Sollte das FG zu dem Ergebnis kommen, daß die Voraussetzungen zum Abzug der vom Kläger geltend gemachten Aufwendungen wegen Verpflegungsmehraufwands, Zimmermiete, Strom- und Flugkosten als Werbungskosten nach § 9 Abs. 1 Satz 1 EStG für das Streitjahr 1977 oder einen Teil dieses Jahres nicht gegeben sind, weil es sich nicht um eine vorübergehende Beschäftigung von verhältnismäßig kurzer Dauer gehandelt hat, so kann der Kläger die vorgenannten Aufwendungen jedenfalls nicht deshalb begehren, weil er beim Vorliegen einer auf längere Dauer abgestellten Beschäftigung noch keine, nach objektiven Maßstäben angemessene Wohnung am neuen Arbeitsort H hat finden können. Denn auf diesen Gesichtspunkt kann der Kläger sich im Hinblick auf das Urteil des Senats in BFHE 139, 32, BStBl II 1983, 629 deshalb nicht berufen, weil es ihm von vornherein an einer Bereitschaft zum Umzug nach H gefehlt hat. Er selbst hat hierzu wiederholt vorgetragen, daß ein Umzug für ihn nach H unzumutbar gewesen sei.

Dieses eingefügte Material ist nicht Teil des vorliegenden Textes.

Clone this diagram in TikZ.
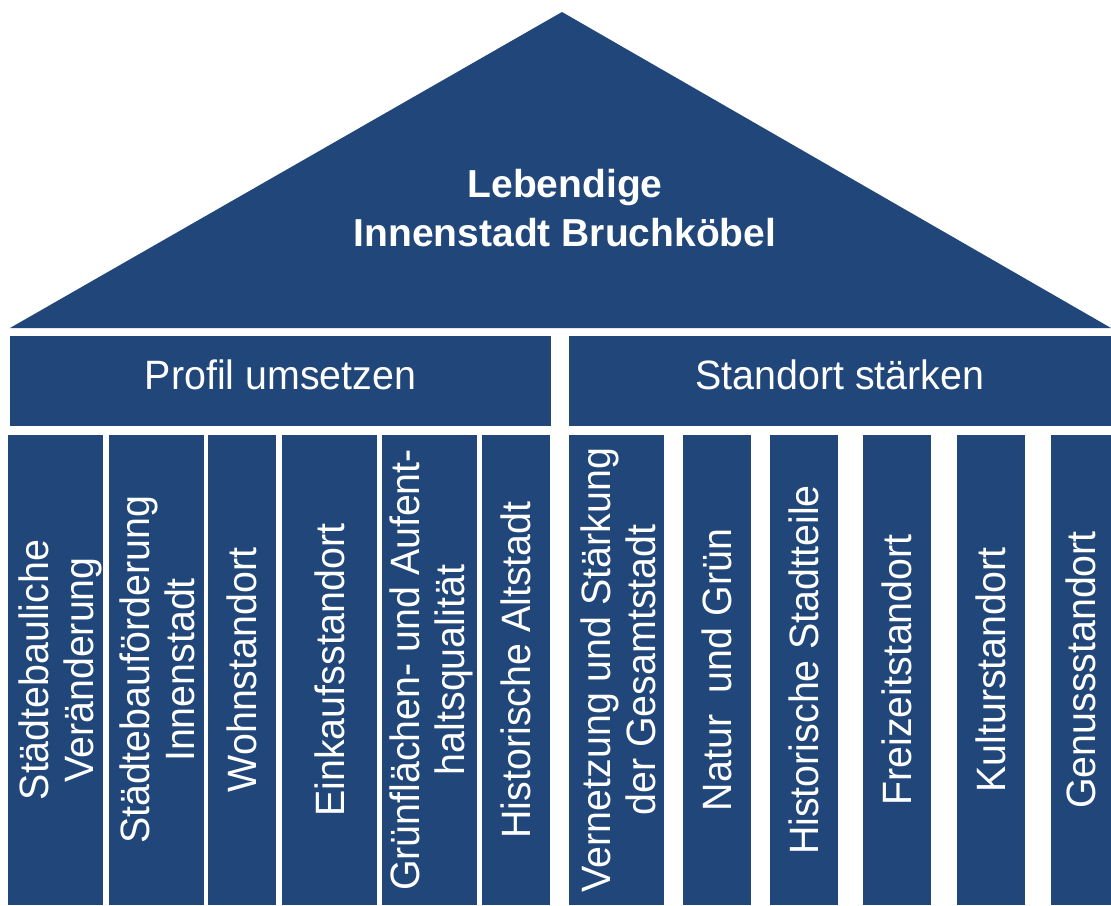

Sollten die Voraussetzungen des § 9 Abs. 1 Satz 1 EStG nicht erfüllt sein, so muß das FG prüfen, ob die Flugkosten nicht als Aufwendungen für Fahrten zwischen Wohnung und Arbeitsstätte nach § 9 Abs. 1 Nr. 4 Satz 1 EStG zu berücksichtigen sind. Wie der Senat unter Aufgabe seiner bisherigen Rechtsprechung in dem zur Veröffentlichung bestimmten Urteil vom 13. Dezember 1985 VI R 7/83 ausgeführt hat, kann ein Arbeitnehmer mit zwei Wohnungen, von denen er sich abwechselnd zu seiner Arbeitsstätte begibt, Aufwendungen für Fahrten von der weiter entfernt liegenden Wohnung ohne Rücksicht auf die Entfernung zur Arbeitsstätte und ohne Prüfung der Angemessenheit nach § 9 Abs. 1 Nr. 4 EStG als Werbungskosten geltend machen, wenn die weiter entfernt liegende Wohnung den örtlichen Mittelpunkt der Lebensinteressen des Arbeitnehmers darstellt. Auf die Entscheidung wird im einzelnen Bezug genommen.
Im Streitfall hatte der Kläger zwei Wohnungen, eine in B und eine in H, von denen aus er sich abwechselnd zu seiner Arbeitsstätte bei der Wirtschaftsprüfungsgesellschaft begab. Die Aufwendungen für Fahrten von der Wohnung in B zu der genannten Arbeitsstätte in H könnten mithin nach § 9 Abs. 1 Nr. 4 Satz 1 EStG in vollem Umfang berücksichtigt werden, wenn die Wohnung in B Mittelpunkt der Lebensinteressen des Klägers im Streitjahr 1977 war. Entsprechende Feststellungen wird das FG noch nachzuholen haben. Der Umstand, daß es sich hier um Flugkosten handelt, steht der Anwendung des § 9 Abs. 1 Nr. 4 Satz 1 EStG nicht entgegen.